§ Short exercise
Give the listing again exactly, omitting its images.
─── Data section
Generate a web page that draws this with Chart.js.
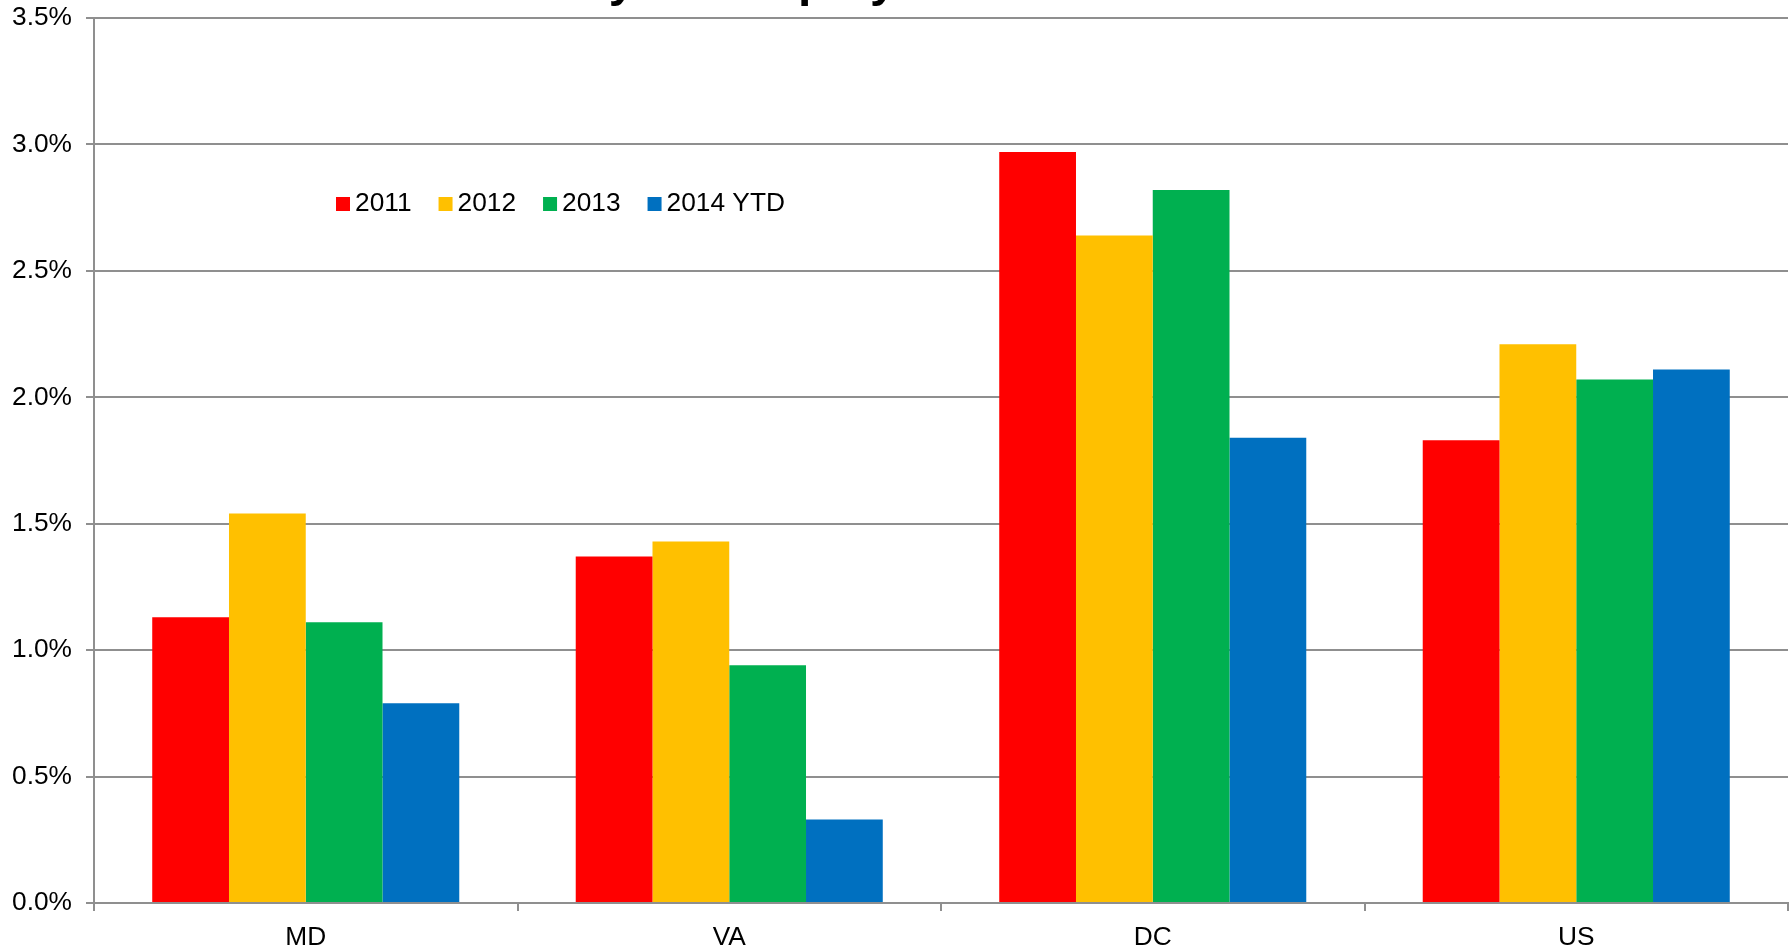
<!DOCTYPE html>
<html>
<head>
<meta charset="utf-8">
<script src="https://cdn.jsdelivr.net/npm/chart.js@4.4.1/dist/chart.umd.min.js"></script>
<style>
html, body { margin: 0; padding: 0; background: #fff; }
#grafica-container { width: 1792px; height: 948px; }
</style>
</head>
<body>
<div id="grafica-container"><canvas id="grafica" width="1792" height="948"></canvas></div>
<script>
// DATOS
const categorias = ["MD", "VA", "DC", "US"];
const serie2011 = [1.13, 1.37, 2.97, 1.83];
const serie2012 = [1.54, 1.43, 2.64, 2.21];
const serie2013 = [1.11, 0.94, 2.82, 2.07];
const serie2014 = [0.79, 0.33, 1.84, 2.11];
const etiquetas = ["2011", "2012", "2013", "2014 YTD"];
const colores = ["#ff0000", "#ffc000", "#00b050", "#0070c0"];
const tituloTexto = "Payroll Employment Growth";

const fuente = "Arial, 'Liberation Sans', sans-serif";
const gris = "#8f8f8f";
const tamLetra = 26.3;

// Titulo (cortado arriba, solo se ven los descendentes)
const tituloPlugin = {
    id: "tituloCortado",
    afterDraw(chart) {
        const ctx = chart.ctx;
        ctx.save();
        ctx.font = "bold 48px " + fuente;
        ctx.fillStyle = "#000";
        ctx.textAlign = "left";
        ctx.textBaseline = "alphabetic";
        ctx.fillText(tituloTexto, 550, -4);
        ctx.restore();
    }
};

// Leyenda dentro del area del grafico
const leyendaPlugin = {
    id: "leyendaInterna",
    afterDraw(chart) {
        const ctx = chart.ctx;
        ctx.save();
        ctx.font = tamLetra + "px " + fuente;
        ctx.textBaseline = "middle";
        let x = 336;
        const y = 204;
        chart.data.datasets.forEach(ds => {
            ctx.fillStyle = ds.backgroundColor;
            ctx.fillRect(x, y - 7, 14, 14);
            ctx.fillStyle = "#000";
            ctx.fillText(ds.label, x + 19, y);
            x += 19 + ctx.measureText(ds.label).width + 27;
        });
        ctx.restore();
    }
};

const series = [serie2011, serie2012, serie2013, serie2014];

new Chart(document.getElementById("grafica").getContext("2d"), {
    type: "bar",
    data: {
        labels: categorias,
        datasets: series.map((s, i) => ({
            label: etiquetas[i],
            data: s,
            backgroundColor: colores[i],
            borderWidth: 0,
            categoryPercentage: 0.725,
            barPercentage: 1.0
        }))
    },
    options: {
        responsive: false,
        animation: false,
        layout: { padding: { top: 18, right: 4, left: 0, bottom: 0 } },
        plugins: {
            legend: { display: false },
            tooltip: { enabled: false }
        },
        scales: {
            y: {
                min: 0,
                max: 3.5,
                afterFit: s => { s.width = 94; s.paddingTop = 0; s.paddingBottom = 0; },
                ticks: {
                    stepSize: 0.5,
                    padding: 14,
                    color: "#000",
                    font: { family: fuente, size: tamLetra },
                    callback: v => v.toFixed(1) + "%"
                },
                grid: { color: gris, lineWidth: 2, tickLength: 8 },
                border: { color: gris, width: 2 }
            },
            x: {
                afterFit: s => { s.height = 45; },
                ticks: {
                    padding: 11,
                    color: "#000",
                    font: { family: fuente, size: tamLetra }
                },
                grid: { drawOnChartArea: false, drawTicks: true, tickLength: 8, color: gris, lineWidth: 2, offset: true },
                border: { color: gris, width: 2 }
            }
        }
    },
    plugins: [tituloPlugin, leyendaPlugin]
});
</script>
</body>
</html>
──────
§ Result
Generate a web page that draws this with Chart.js.
<!DOCTYPE html>
<html>
<head>
<meta charset="utf-8">
<script src="https://cdn.jsdelivr.net/npm/chart.js@4.4.1/dist/chart.umd.min.js"></script>
<style>
html, body { margin: 0; padding: 0; background: #fff; }
#grafica-container { width: 1792px; height: 948px; }
</style>
</head>
<body>
<div id="grafica-container"><canvas id="grafica" width="1792" height="948"></canvas></div>
<script>
// DATOS
const categorias = ["MD", "VA", "DC", "US"];
const serie2011 = [1.13, 1.37, 2.97, 1.83];
const serie2012 = [1.54, 1.43, 2.64, 2.21];
const serie2013 = [1.11, 0.94, 2.82, 2.07];
const serie2014 = [0.79, 0.33, 1.84, 2.11];
const etiquetas = ["2011", "2012", "2013", "2014 YTD"];
const colores = ["#ff0000", "#ffc000", "#00b050", "#0070c0"];
const tituloTexto = "Payroll Employment Growth";

const fuente = "Arial, 'Liberation Sans', sans-serif";
const gris = "#8f8f8f";
const tamLetra = 26.3;

// Titulo (cortado arriba, solo se ven los descendentes)
const tituloPlugin = {
    id: "tituloCortado",
    afterDraw(chart) {
        const ctx = chart.ctx;
        ctx.save();
        ctx.font = "bold 48px " + fuente;
        ctx.fillStyle = "#000";
        ctx.textAlign = "left";
        ctx.textBaseline = "alphabetic";
        ctx.fillText(tituloTexto, 550, -4);
        ctx.restore();
    }
};

// Leyenda dentro del area del grafico
const leyendaPlugin = {
    id: "leyendaInterna",
    afterDraw(chart) {
        const ctx = chart.ctx;
        ctx.save();
        ctx.font = tamLetra + "px " + fuente;
        ctx.textBaseline = "middle";
        let x = 336;
        const y = 204;
        chart.data.datasets.forEach(ds => {
            ctx.fillStyle = ds.backgroundColor;
            ctx.fillRect(x, y - 7, 14, 14);
            ctx.fillStyle = "#000";
            ctx.fillText(ds.label, x + 19, y);
            x += 19 + ctx.measureText(ds.label).width + 27;
        });
        ctx.restore();
    }
};

const series = [serie2011, serie2012, serie2013, serie2014];

new Chart(document.getElementById("grafica").getContext("2d"), {
    type: "bar",
    data: {
        labels: categorias,
        datasets: series.map((s, i) => ({
            label: etiquetas[i],
            data: s,
            backgroundColor: colores[i],
            borderWidth: 0,
            categoryPercentage: 0.725,
            barPercentage: 1.0
        }))
    },
    options: {
        responsive: false,
        animation: false,
        layout: { padding: { top: 18, right: 4, left: 0, bottom: 0 } },
        plugins: {
            legend: { display: false },
            tooltip: { enabled: false }
        },
        scales: {
            y: {
                min: 0,
                max: 3.5,
                afterFit: s => { s.width = 94; s.paddingTop = 0; s.paddingBottom = 0; },
                ticks: {
                    stepSize: 0.5,
                    padding: 14,
                    color: "#000",
                    font: { family: fuente, size: tamLetra },
                    callback: v => v.toFixed(1) + "%"
                },
                grid: { color: gris, lineWidth: 2, tickLength: 8 },
                border: { color: gris, width: 2 }
            },
            x: {
                afterFit: s => { s.height = 45; },
                ticks: {
                    padding: 11,
                    color: "#000",
                    font: { family: fuente, size: tamLetra }
                },
                grid: { drawOnChartArea: false, drawTicks: true, tickLength: 8, color: gris, lineWidth: 2, offset: true },
                border: { color: gris, width: 2 }
            }
        }
    },
    plugins: [tituloPlugin, leyendaPlugin]
});
</script>
</body>
</html>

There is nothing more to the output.